About This Place
Crystal Lake is a city located in southeastern McHenry County in northeastern Illinois, in the Chicago suburbs. It is named after Crystal Lake, a lake located 1.6 miles (2.6 km) west-southwest of downtown. Crystal Lake is also a suburb of the city of Chicago. The population was 38,000 at the 2000 census, but as of 2009 the population is at 42,142. Crystal Lake is the largest city in McHenry County. Crystal Lake is a part of the Chicago metropolitan area.

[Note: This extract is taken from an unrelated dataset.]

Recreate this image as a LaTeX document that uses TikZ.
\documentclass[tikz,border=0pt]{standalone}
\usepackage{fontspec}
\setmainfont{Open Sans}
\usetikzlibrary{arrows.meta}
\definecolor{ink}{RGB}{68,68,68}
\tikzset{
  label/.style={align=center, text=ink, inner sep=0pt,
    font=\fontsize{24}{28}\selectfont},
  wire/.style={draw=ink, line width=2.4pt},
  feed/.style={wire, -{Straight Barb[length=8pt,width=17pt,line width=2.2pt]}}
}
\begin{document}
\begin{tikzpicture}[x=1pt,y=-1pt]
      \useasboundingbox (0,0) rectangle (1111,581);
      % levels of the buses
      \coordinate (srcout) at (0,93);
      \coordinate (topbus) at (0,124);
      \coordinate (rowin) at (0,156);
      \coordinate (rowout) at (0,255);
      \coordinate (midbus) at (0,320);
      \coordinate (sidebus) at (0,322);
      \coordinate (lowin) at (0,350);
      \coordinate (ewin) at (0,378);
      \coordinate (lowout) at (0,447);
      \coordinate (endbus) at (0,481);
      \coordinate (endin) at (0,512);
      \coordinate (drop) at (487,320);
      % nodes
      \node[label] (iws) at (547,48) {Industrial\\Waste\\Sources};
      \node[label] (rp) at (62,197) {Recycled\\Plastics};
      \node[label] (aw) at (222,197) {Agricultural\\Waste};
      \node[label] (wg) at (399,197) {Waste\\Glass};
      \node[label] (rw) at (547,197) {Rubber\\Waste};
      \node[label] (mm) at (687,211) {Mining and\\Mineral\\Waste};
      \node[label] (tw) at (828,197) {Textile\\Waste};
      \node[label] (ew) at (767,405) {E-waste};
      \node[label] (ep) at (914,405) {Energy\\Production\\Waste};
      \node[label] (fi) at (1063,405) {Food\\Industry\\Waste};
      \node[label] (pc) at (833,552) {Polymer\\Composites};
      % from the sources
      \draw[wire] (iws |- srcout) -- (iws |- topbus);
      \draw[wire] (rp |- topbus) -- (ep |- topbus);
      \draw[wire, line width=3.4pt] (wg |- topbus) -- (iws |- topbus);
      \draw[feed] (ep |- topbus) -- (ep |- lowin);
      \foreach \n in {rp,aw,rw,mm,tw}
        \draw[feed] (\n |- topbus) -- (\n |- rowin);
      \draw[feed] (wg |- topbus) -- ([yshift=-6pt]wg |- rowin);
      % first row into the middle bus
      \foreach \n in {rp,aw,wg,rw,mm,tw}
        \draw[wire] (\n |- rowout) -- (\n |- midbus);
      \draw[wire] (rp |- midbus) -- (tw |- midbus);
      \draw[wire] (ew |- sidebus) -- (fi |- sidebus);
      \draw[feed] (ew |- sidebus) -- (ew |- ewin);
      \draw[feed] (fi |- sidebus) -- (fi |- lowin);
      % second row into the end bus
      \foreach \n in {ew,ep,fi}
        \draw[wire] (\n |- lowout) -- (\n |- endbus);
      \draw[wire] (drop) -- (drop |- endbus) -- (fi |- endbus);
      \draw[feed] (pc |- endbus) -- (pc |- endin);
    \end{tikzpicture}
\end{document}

The City of Crystal Lake traces its origin to two separate communities which were established in the 1800s. Those communities were generally known as Nunda and Crystal Lake. In 1835, Ziba S. Beardsley had come to the shores of the lake and commented that the “waters were as clear as crystal”, thereby giving the lake its name. Ziba Beardsley continued south to Naperville. In February 1836, the first white settlers, Beman and Polly Crandall and six of their ten children, came from New York State traveling to Crystal Lake in a covered wagon. Their original cabin was built in the vicinity of today's intersection of Virginia Street and Van Buren Street. Four of the Crandall children were born there. Najah Beardsley’s family was the second to settle in the area; his grandson, William Beardsley, was the first white child born on the Crystal Lake prairie, on May 7, 1837.

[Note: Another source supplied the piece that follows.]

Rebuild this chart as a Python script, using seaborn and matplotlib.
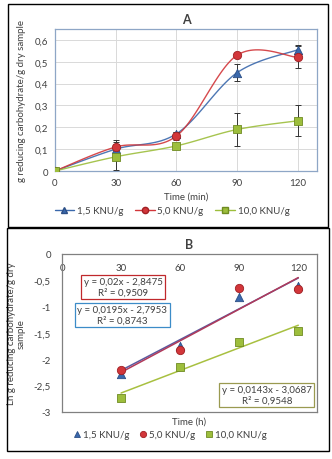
import numpy as np
import pandas as pd
import matplotlib
matplotlib.use("Agg")
import matplotlib.pyplot as plt
from matplotlib.patches import Rectangle
from matplotlib.lines import Line2D
from matplotlib.ticker import FuncFormatter
import seaborn as sns

# ---- data -------------------------------------------------------------
time_min = [0, 30, 60, 90, 120]
series = ["1,5 KNU/g", "5,0 KNU/g", "10,0 KNU/g"]

yield_15 = [0.0, 0.10, 0.17, 0.45, 0.555]
yield_50 = [0.0, 0.11, 0.16, 0.53, 0.52]
yield_100 = [0.0, 0.065, 0.115, 0.19, 0.23]
err_15 = [0.0, 0.035, 0.01, 0.04, 0.02]
err_50 = [0.0, 0.03, 0.02, 0.01, 0.05]
err_100 = [0.0, 0.06, 0.01, 0.075, 0.07]

time_h = [30, 60, 90, 120]
ln_15 = [-2.27, -1.75, -0.82, -0.60]
ln_50 = [-2.20, -1.83, -0.65, -0.67]
ln_100 = [-2.73, -2.15, -1.67, -1.47]

slopes = [0.0195, 0.02, 0.0143]
intercepts = [-2.7953, -2.8475, -3.0687]
eq_labels = ["y = 0,0195x - 2,7953\nR² = 0,8743",
             "y = 0,02x - 2,8475\nR² = 0,9509",
             "y = 0,0143x - 3,0687\nR² = 0,9548"]

# ---- style ------------------------------------------------------------
sns.set_theme(style="white")
plt.rcParams["font.family"] = ["Lato", "DejaVu Sans"]
plt.rcParams["axes.unicode_minus"] = False

colors = ["#3A68AC", "#D2363A", "#9DBE3C"]
edges = ["#2C4F86", "#A02024", "#6F8B22"]
markers = ["^", "o", "s"]
TXT = "#404040"
comma = FuncFormatter(lambda v, _: f"{v:g}".replace(".", ","))

W, H = 332, 460
fig = plt.figure(figsize=(W / 100, H / 100), dpi=100)


def box(l, t, r, b):
    return [l / W, 1 - b / H, (r - l) / W, (b - t) / H]


def smooth(x, y, n=30):
    """Bezier smoothing through the points (Catmull-Rom style)."""
    p = np.column_stack([x, y]).astype(float)
    out = []
    for i in range(len(p) - 1):
        p0 = p[i - 1] if i > 0 else p[i]
        p3 = p[i + 2] if i + 2 < len(p) else p[i + 1]
        c1 = p[i] + (p[i + 1] - p0) / 6
        c2 = p[i + 1] - (p3 - p[i]) / 6
        t = np.linspace(0, 1, n)[:, None]
        seg = ((1 - t) ** 3 * p[i] + 3 * (1 - t) ** 2 * t * c1
               + 3 * (1 - t) * t ** 2 * c2 + t ** 3 * p[i + 1])
        out.append(seg if i == 0 else seg[1:])
    s = np.vstack(out)
    return s[:, 0], s[:, 1]


# outer frames
for (l, t, r, b) in [(8, 5, 328, 228), (7, 229, 329, 452)]:
    fig.patches.append(Rectangle((l / W, 1 - b / H), (r - l) / W, (b - t) / H,
                                 transform=fig.transFigure, fill=False,
                                 edgecolor="black", linewidth=1.0))

# ---- panel A ----------------------------------------------------------
axA = fig.add_axes(box(55, 30, 317, 172))
dfA = pd.DataFrame({
    "time": time_min * 3,
    "value": yield_15 + yield_50 + yield_100,
    "err": err_15 + err_50 + err_100,
    "series": np.repeat(series, len(time_min)),
})
for k, name in enumerate(series):
    d = dfA[dfA["series"] == name]
    sx, sy = smooth(d["time"].values, d["value"].values)
    axA.plot(sx, sy, color=colors[k], lw=1.0, alpha=0.9, zorder=2)
    axA.errorbar(d["time"], d["value"], yerr=d["err"], fmt="none",
                 ecolor="#333333", elinewidth=0.7, capsize=2, capthick=0.7,
                 zorder=3)
    sns.scatterplot(data=d, x="time", y="value", color=colors[k],
                    marker=markers[k], s=36, edgecolor=edges[k], linewidth=0.6,
                    legend=False, ax=axA, zorder=4)
axA.set_xlim(0, 129.5)
axA.set_ylim(0, 0.65)
axA.set_xticks(time_min)
axA.set_yticks(np.arange(0, 0.61, 0.1))
axA.yaxis.set_major_formatter(comma)
axA.grid(True, color="#D9D9D9", lw=0.7)
axA.set_axisbelow(True)
for sp in axA.spines.values():
    sp.set_color("#8EA6C6")
    sp.set_linewidth(0.9)
axA.tick_params(length=0, labelsize=7, colors=TXT, pad=5)
axA.set_xlabel("Time (min)", fontsize=7, color=TXT, labelpad=3)
axA.set_ylabel("g reducing carbohydrate/g dry sample", fontsize=7,
               color=TXT, labelpad=6)
axA.set_title("A", fontsize=9, fontweight="bold", color="#404040", pad=4)
handlesA = [Line2D([], [], color=colors[k], marker=markers[k], markersize=4.5,
                   markerfacecolor=colors[k], markeredgecolor=edges[k], lw=1.0)
            for k in range(3)]
fig.legend(handlesA, series, loc="center", bbox_to_anchor=(172 / W, 1 - 212 / H),
           ncol=3, frameon=False, fontsize=7, handlelength=2.0,
           handletextpad=0.3, columnspacing=1.2, labelcolor=TXT)

# ---- panel B ----------------------------------------------------------
axB = fig.add_axes(box(62, 255, 317, 413))
dfB = pd.DataFrame({
    "time": time_h * 3,
    "value": ln_15 + ln_50 + ln_100,
    "series": np.repeat(series, len(time_h)),
})
xfit = np.array([time_h[0], time_h[-1]])
fit_colors = ["#5A5AA0", "#B03A5A", "#A8C040"]
for k in range(3):
    axB.plot(xfit, slopes[k] * xfit + intercepts[k], color=fit_colors[k],
             lw=1.1, zorder=2)
for k, name in enumerate(series):
    d = dfB[dfB["series"] == name]
    sns.scatterplot(data=d, x="time", y="value", color=colors[k],
                    marker=markers[k], s=36, edgecolor=edges[k], linewidth=0.6,
                    legend=False, ax=axB, zorder=4)
axB.set_xlim(0, 129.5)
axB.set_ylim(-3, 0)
axB.set_xticks([0] + time_h)
axB.set_yticks(np.arange(-3, 0.01, 0.5))
axB.yaxis.set_major_formatter(comma)
axB.xaxis.tick_top()
axB.tick_params(axis="x", top=False, labeltop=True, bottom=False,
                labelbottom=False, length=0, pad=-13, labelsize=7, colors=TXT)
axB.tick_params(axis="y", length=0, labelsize=7, colors=TXT, pad=8)
for sp in axB.spines.values():
    sp.set_color("#808080")
    sp.set_linewidth(0.9)
axB.set_xlabel("Time (h)", fontsize=7, color=TXT, labelpad=3)
axB.set_ylabel("Ln g reducing carbohydrate/g dry\nsample", fontsize=7,
               color=TXT, labelpad=6, linespacing=1.1)
axB.set_title("B", fontsize=9, fontweight="bold", color="#404040", pad=4)

box_pos = [(30.6, -1.16), (31.0, -0.63), (104.0, -2.68)]
box_edges = ["#3C8CC8", "#C0282C", "#9A9A50"]
for k in range(3):
    axB.text(box_pos[k][0], box_pos[k][1], eq_labels[k], ha="center",
             va="center", fontsize=7, color=TXT, linespacing=1.15,
             bbox=dict(boxstyle="square,pad=0.25", fc="white",
                       ec=box_edges[k], lw=0.9), zorder=5)

handlesB = [Line2D([], [], ls="none", marker=markers[k], markersize=4.5,
                   markerfacecolor=colors[k], markeredgecolor=edges[k],
                   markeredgewidth=0.6)
            for k in range(3)]
fig.legend(handlesB, series, loc="center", bbox_to_anchor=(170 / W, 1 - 436 / H),
           ncol=3, frameon=False, fontsize=7, handlelength=0.8,
           handletextpad=0.2, columnspacing=1.0, labelcolor=TXT)

fig.savefig("out.png", dpi=100)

The town was first known as Crystal Ville. It was changed to Crystal Lake sometime before 1840. The area known today as downtown Crystal Lake was first called Dearborn and later, Nunda, from an area in New York where many settlers originated. The village of Dearborn was founded in the 1850s after an extension of railroads through the area. The first train station was built in 1856, although it was pre-fabricated and shipped from Chicago on a flatcar. At that time, the main business district for the village of Crystal Lake was located on Virginia Street, about one mile (1.6 km) southwest of the railroad station. The railroad served to connect both the people and industries of Crystal Lake and Dearborn to Chicago and the rest of the country. Dearborn grew quickly due to this new rail connection.